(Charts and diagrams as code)
** START **

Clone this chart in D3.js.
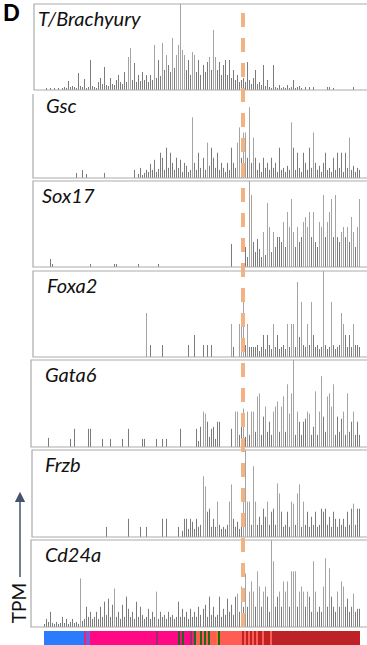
<!DOCTYPE html>
<html>
<head>
<meta charset="utf-8">
<script src="https://cdn.jsdelivr.net/npm/d3@7"></script>
<style>
  html, body { margin: 0; padding: 0; background: #fff; }
  svg { display: block; }
</style>
</head>
<body>
<div id="chart"></div>
<script>
// genes, one panel each
const genes = ["T/Brachyury", "Gsc", "Sox17", "Foxa2", "Gata6", "Frzb", "Cd24a"];

// TPM per cell (cells ordered along pseudotime), 158 cells
const brachyury = [
  0,2,0,2,0, 2,0,2,0,2, 3,2,9,3,4, 3,2,17,4,3, 11,2,3,30,4, 3,2,8,12,6,
  23,5,4,12,6, 5,10,15,8,6, 18,8,33,42,10, 27,8,15,9,18, 10,15,8,15,10,
  45,12,30,14,47, 20,35,25,18,52, 22,35,45,95,40, 35,20,30,15,38, 35,18,30,15,25,
  18,28,33,20,60, 33,20,28,15,25, 30,15,30,12,20, 10,15,8,10,12, 8,28,10,6,12,
  20,6,8,5,25, 4,10,3,2,25, 3,2,5,2,3, 2,5,2,3,10, 2,3,4,2,0,
  3,0,3,0,3, 0,0,0,0,0, 0,3,3,0,2, 0,0,0,0,0, 0,0,0,0,3, 0,0,0
];
const gsc = [
  0,0,0,0,0, 0,0,0,0,0, 0,0,0,0,0, 0,5,0,0,8, 0,4,0,0,0, 0,0,0,0,0,
  5,0,0,0,0, 0,0,0,0,0, 0,0,0,0,0, 8,0,4,10,3, 5,8,6,14,8,
  18,6,9,25,20, 8,30,10,25,15, 8,20,10,18,6, 15,12,6,8,60, 15,8,25,10,20,
  8,35,12,30,20, 10,25,8,15,10, 6,15,8,30,15, 10,35,50,20,45, 45,20,70,15,40,
  20,8,15,6,20, 10,15,8,20,10, 15,6,30,8,10, 6,12,8,55,30, 8,25,10,6,25,
  15,8,30,10,45, 15,8,12,6,15, 25,8,10,6,20, 8,25,10,25,6, 25,10,40,8,12, 6,10,8
];
const sox17 = [
  0,0,0,8,3, 0,0,0,0,0, 0,0,0,0,0, 0,0,0,0,0, 0,0,0,3,0, 0,0,0,0,0,
  0,0,0,0,0, 3,3,0,0,0, 0,0,0,0,0, 0,0,3,0,0, 0,0,0,0,0,
  0,0,3,0,0, 0,0,0,0,0, 0,0,0,0,0, 0,0,0,0,0, 0,0,0,0,0,
  0,0,0,0,0, 0,0,0,0,0, 0,0,0,23,0, 0,0,0,0,4, 20,10,95,72,25,
  15,28,18,10,35, 12,64,40,15,35, 20,30,30,25,45, 20,55,40,68,35, 20,40,25,30,45,
  50,40,55,30,55, 25,20,45,40,72, 30,45,55,68,30, 72,30,25,35,40, 30,40,25,50,35, 20,40,68
];
const foxa2 = [
  0,0,0,0,0, 0,0,0,0,0, 0,0,0,0,0, 0,0,0,0,0, 0,0,0,0,0, 0,0,0,0,0,
  0,0,0,0,0, 0,0,0,0,0, 0,0,0,0,0, 0,0,0,0,0, 0,44,0,12,0,
  0,0,0,0,12, 0,0,0,0,0, 0,0,0,0,0, 0,0,12,0,0, 22,0,0,0,12,
  0,12,0,12,0, 0,0,0,0,0, 0,0,0,33,10, 0,0,33,44,63, 12,33,10,10,10,
  10,12,6,10,22, 8,22,12,8,33, 10,22,8,10,12, 8,33,10,33,33, 10,75,20,55,12,
  10,33,12,55,22, 10,12,8,10,95, 12,8,10,55,12, 8,10,12,44,33, 22,10,22,10,33, 12,12,10
];
const gata6 = [
  0,0,9,0,0, 0,0,0,0,0, 0,0,0,8,0, 18,0,0,0,0, 0,0,18,18,0, 0,0,0,0,8,
  0,0,0,8,0, 0,0,0,0,8, 0,0,18,0,0, 0,0,0,0,8, 8,0,0,0,0,
  0,8,0,0,8, 0,8,0,0,0, 0,0,0,18,0, 0,0,0,0,0, 0,18,6,20,35,
  33,25,10,18,20, 8,25,25,0,0, 0,0,0,18,0, 35,35,12,20,38, 10,35,12,35,35,
  15,50,53,12,30, 40,15,25,12,35, 40,45,15,40,50, 15,62,33,53,95, 12,35,25,12,25,
  28,35,33,12,20, 55,12,35,70,30, 15,50,53,40,62, 12,30,15,28,35, 12,53,15,25,35, 12,25,12
];
const frzb = [
  0,0,0,0,0, 0,0,0,0,0, 0,0,0,0,0, 0,0,0,0,0, 0,0,0,0,0, 0,0,0,0,0,
  0,10,0,0,0, 0,0,0,0,0, 0,0,18,0,0, 0,0,0,10,0, 0,10,0,0,0,
  0,0,0,0,18, 0,18,0,0,0, 0,0,10,0,6, 18,18,8,18,15, 8,18,10,12,60,
  50,25,28,10,18, 10,35,12,8,10, 8,12,35,52,18, 10,15,8,12,45, 95,35,35,12,70,
  35,12,20,12,28, 20,35,12,25,28, 12,53,43,25,10, 12,25,10,35,33, 12,43,52,10,35,
  12,25,10,20,12, 25,10,12,28,25, 28,12,20,10,25, 18,10,18,12,18, 10,25,12,28,33, 12,28,28
];
const cd24a = [
  3,8,5,15,4, 3,5,3,4,10, 4,8,3,5,8, 4,5,3,48,6, 8,20,10,15,8, 10,15,8,20,10,
  25,12,28,10,22, 38,10,15,8,22, 10,30,18,10,15, 8,25,10,20,12, 8,10,18,8,15,
  10,35,8,15,10, 12,8,15,10,12, 8,10,25,10,18, 10,15,8,18,10, 15,10,20,12,18,
  22,10,30,12,20, 10,12,30,10,18, 12,28,15,22,12, 30,33,15,40,20, 53,20,35,45,35,
  20,55,40,20,35, 40,30,15,95,65, 20,30,35,20,45, 35,45,20,55,55, 55,20,35,40,35,
  20,35,30,15,65, 35,15,20,15,40, 68,20,58,30,20, 15,35,20,45,40, 20,28,15,20,33, 15,18,18
];
const tpm = [brachyury, gsc, sox17, foxa2, gata6, frzb, cd24a];
const tpmMax = 86;

// cell-type bar under the panels: [type, number of cells]
const cellTypes = ["a", "b", "c", "d", "e", "f", "g", "h", "i"];
const cellColors = ["#2b7bff", "#dc2a78", "#7a5ad6", "#ff0a84", "#9a2c6c", "#1f661f", "#ff5c52", "#f07a2a", "#be2226"];
const stripRuns = [
  [0,20],[1,1],[2,2],[3,33],[4,1],[3,10],[5,1],[3,1],[5,1],[3,3],[4,1],[1,1],[5,1],
  [6,2],[5,1],[6,1],[5,1],[6,1],[5,1],[6,3],[7,1],[5,1],[6,11],
  [8,1],[6,1],[8,1],[6,1],[8,1],[6,1],[8,1],[6,1],[8,2],[6,1],[8,3],[6,1],[8,44]
];
const branchCell = 99; // cell index of the dashed line

const W = 367, H = 645;
const panelTop = [4, 91, 181, 271, 360, 450, 540];
const panelBottom = [90, 178, 267, 357, 447, 537, 627];
const panelLeft = [34, 33, 33, 33, 31, 32, 31];
const labelX = [38, 46, 42, 47, 45, 45, 45];

const svg = d3.select("#chart").append("svg")
  .attr("width", W)
  .attr("height", H);

const x = d3.scaleBand()
  .domain(d3.range(brachyury.length))
  .range([44, 360])
  .paddingInner(0.5);

const cellX = d3.scaleLinear()
  .domain([0, brachyury.length])
  .range([44, 360]);

genes.forEach((gene, i) => {
  const top = panelTop[i], bottom = panelBottom[i];
  const y = d3.scaleLinear().domain([0, tpmMax]).range([bottom, top]).clamp(true);
  const g = svg.append("g");

  g.selectAll("rect")
    .data(tpm[i])
    .join("rect")
    .attr("x", (d, j) => Math.round(x(j)))
    .attr("y", d => y(d))
    .attr("width", 1)
    .attr("height", d => bottom - y(d))
    .attr("fill", d => d > 30 ? "#a4a4a4" : "#7b7b7b");

  // box; the Gsc box has no top edge
  const l = panelLeft[i];
  const path = i === 1
    ? `M${l},${top + 3} L${l},${bottom} L${W + 5},${bottom}`
    : `M${W + 5},${top} L${l},${top} L${l},${bottom} L${W + 5},${bottom}`;
  g.append("path")
    .attr("d", path)
    .attr("fill", "none")
    .attr("stroke", "#ababab")
    .attr("stroke-width", 1.2);

  g.append("text")
    .attr("x", labelX[i])
    .attr("y", top + 22)
    .attr("font-family", "Lato, 'Open Sans', sans-serif")
    .attr("font-style", "italic")
    .attr("font-size", 20)
    .attr("fill", "#111")
    .text(gene);
});

// cell-type strip
let acc = 0;
const runs = stripRuns.map(([t, n]) => { const r = { t, start: acc, n }; acc += n; return r; });
svg.append("g")
  .selectAll("rect")
  .data(runs)
  .join("rect")
  .attr("x", d => cellX(d.start))
  .attr("y", 631)
  .attr("width", d => cellX(d.start + d.n) - cellX(d.start))
  .attr("height", 16)
  .attr("fill", d => cellColors[d.t]);

// branch point
svg.append("line")
  .attr("x1", cellX(branchCell) + 1)
  .attr("x2", cellX(branchCell) + 1)
  .attr("y1", 13)
  .attr("y2", 628)
  .attr("stroke", "#f4b183")
  .attr("stroke-width", 4)
  .attr("stroke-dasharray", "14 11");

// panel letter
svg.append("text")
  .attr("x", 3)
  .attr("y", 21)
  .attr("font-family", "Lato, sans-serif")
  .attr("font-weight", "900")
  .attr("font-size", 22)
  .text("D");

// TPM axis hint
svg.append("defs").append("marker")
  .attr("id", "head")
  .attr("viewBox", "0 0 10 10")
  .attr("refX", 5).attr("refY", 5)
  .attr("markerWidth", 7).attr("markerHeight", 7)
  .attr("orient", "auto")
  .append("path")
  .attr("d", "M0,0 L10,5 L0,10 z")
  .attr("fill", "#44546a");

svg.append("line")
  .attr("x1", 20).attr("x2", 20)
  .attr("y1", 577).attr("y2", 497)
  .attr("stroke", "#44546a")
  .attr("stroke-width", 1.5)
  .attr("marker-end", "url(#head)");

svg.append("text")
  .attr("transform", "translate(26,603) rotate(-90)")
  .attr("text-anchor", "middle")
  .attr("font-family", "Lato, sans-serif")
  .attr("font-size", 19)
  .attr("fill", "#111")
  .text("TPM");
</script>
</body>
</html>
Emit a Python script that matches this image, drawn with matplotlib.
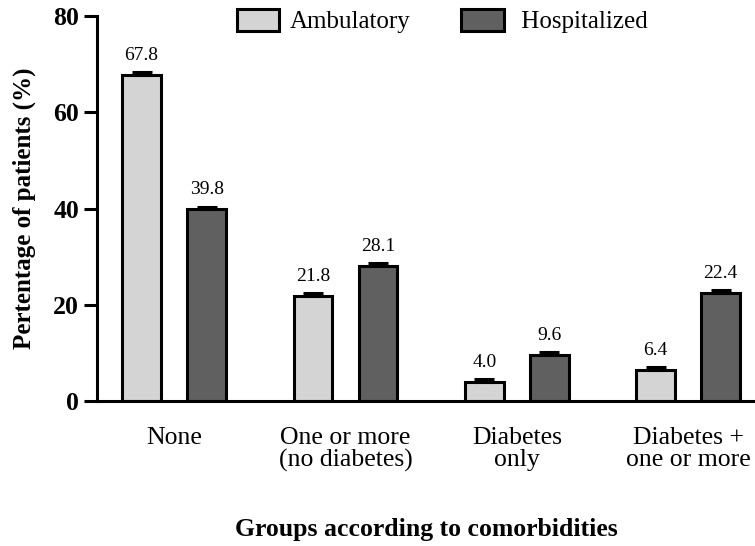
import numpy as np
import matplotlib
matplotlib.use("Agg")
from matplotlib import pyplot as plt

# data
groups = ['None', 'One or more\n(no diabetes)', 'Diabetes\nonly', 'Diabetes +\none or more']
ambulatory = [67.8, 21.8, 4.0, 6.4]
hospitalized = [39.8, 28.1, 9.6, 22.4]
amb_err = [0.6, 0.6, 0.6, 0.6]
hosp_err = [0.6, 0.6, 0.6, 0.6]

plt.rcParams['font.family'] = ['Liberation Serif', 'DejaVu Serif']

fig = plt.figure(figsize=(7.55, 5.46), dpi=100)
ax = fig.add_axes([97 / 755, 1 - 401 / 546, 1 - 97 / 755, 385 / 546])

x = np.arange(len(groups))
off = 0.19
w = 0.225
lw = 2.2

ax.bar(x - off, ambulatory, w, color='#d4d4d4', edgecolor='black', linewidth=lw,
       label='Ambulatory', zorder=2)
ax.bar(x + off, hospitalized, w, color='#606060', edgecolor='black', linewidth=lw,
       label=' Hospitalized', zorder=2)

# only the upper half of the error bars shows
ax.errorbar(x - off, ambulatory, yerr=[np.zeros(4), amb_err], fmt='none', ecolor='black',
            elinewidth=lw, capsize=7.5, capthick=lw, zorder=3)
ax.errorbar(x + off, hospitalized, yerr=[np.zeros(4), hosp_err], fmt='none', ecolor='black',
            elinewidth=lw, capsize=7.5, capthick=lw, zorder=3)

for xi, v in zip(x - off, ambulatory):
    ax.annotate(f'{v:.1f}', (xi, v), xytext=(0, 8), textcoords='offset points',
                ha='center', va='bottom', fontsize=14)
for xi, v in zip(x + off, hospitalized):
    ax.annotate(f'{v:.1f}', (xi, v), xytext=(0, 8), textcoords='offset points',
                ha='center', va='bottom', fontsize=14)

ax.set_xlim(-0.45, 3.39)
ax.set_ylim(0, 80)
ax.set_yticks([0, 20, 40, 60, 80])
ax.set_xticks(x)
ax.set_xticklabels(groups, fontsize=18.5, linespacing=1.0)
for lab in ax.get_yticklabels():
    lab.set_fontweight('bold')
    lab.set_fontsize(18.5)

ax.spines['top'].set_visible(False)
ax.spines['right'].set_visible(False)
ax.spines['left'].set_linewidth(lw)
ax.spines['bottom'].set_linewidth(lw)
ax.tick_params(axis='y', length=9.5, width=lw, pad=3.5)
ax.tick_params(axis='x', length=0, pad=19)

ax.set_ylabel('Pertentage of patients (%)', fontsize=18, fontweight='bold', labelpad=12)
ax.set_xlabel('Groups according to comorbidities', fontsize=18.5, fontweight='bold',
              labelpad=33)

leg = ax.legend(loc='upper left', bbox_to_anchor=(224 / 755, 1 + 4 / 546),
                bbox_transform=fig.transFigure, ncol=2, frameon=False, fontsize=18,
                borderpad=0, handlelength=1.7, handleheight=1.0, handletextpad=0.45,
                columnspacing=2.0)
for p in leg.get_patches():
    p.set_linewidth(lw)

fig.savefig('out.png', dpi=100)
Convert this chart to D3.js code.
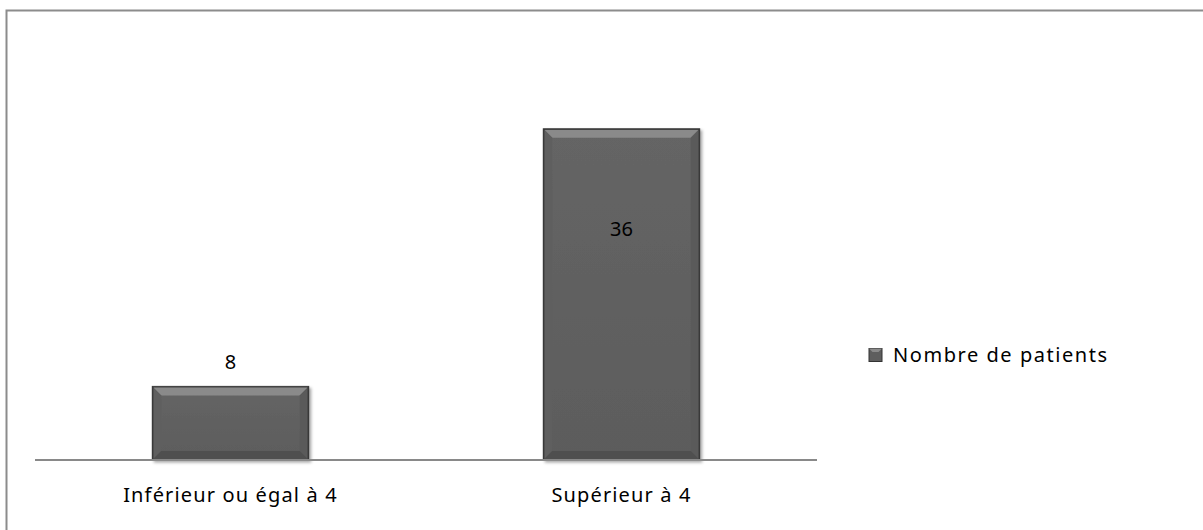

** END **

WHAT THIS TASK INVOLVES: Transcribe, exactly as written, the lines starting at the one with "Emit a Python" and ending at the one with "plt.rcParams['font.family'] = ['Liberation", and nothing more. Pictures are not part of the copy.

SOLUTION TO THE EXERCISE:
Emit a Python script that matches this image, drawn with matplotlib.
import numpy as np
import matplotlib
matplotlib.use("Agg")
from matplotlib import pyplot as plt

# data
groups = ['None', 'One or more\n(no diabetes)', 'Diabetes\nonly', 'Diabetes +\none or more']
ambulatory = [67.8, 21.8, 4.0, 6.4]
hospitalized = [39.8, 28.1, 9.6, 22.4]
amb_err = [0.6, 0.6, 0.6, 0.6]
hosp_err = [0.6, 0.6, 0.6, 0.6]

plt.rcParams['font.family'] = ['Liberation Serif', 'DejaVu Serif']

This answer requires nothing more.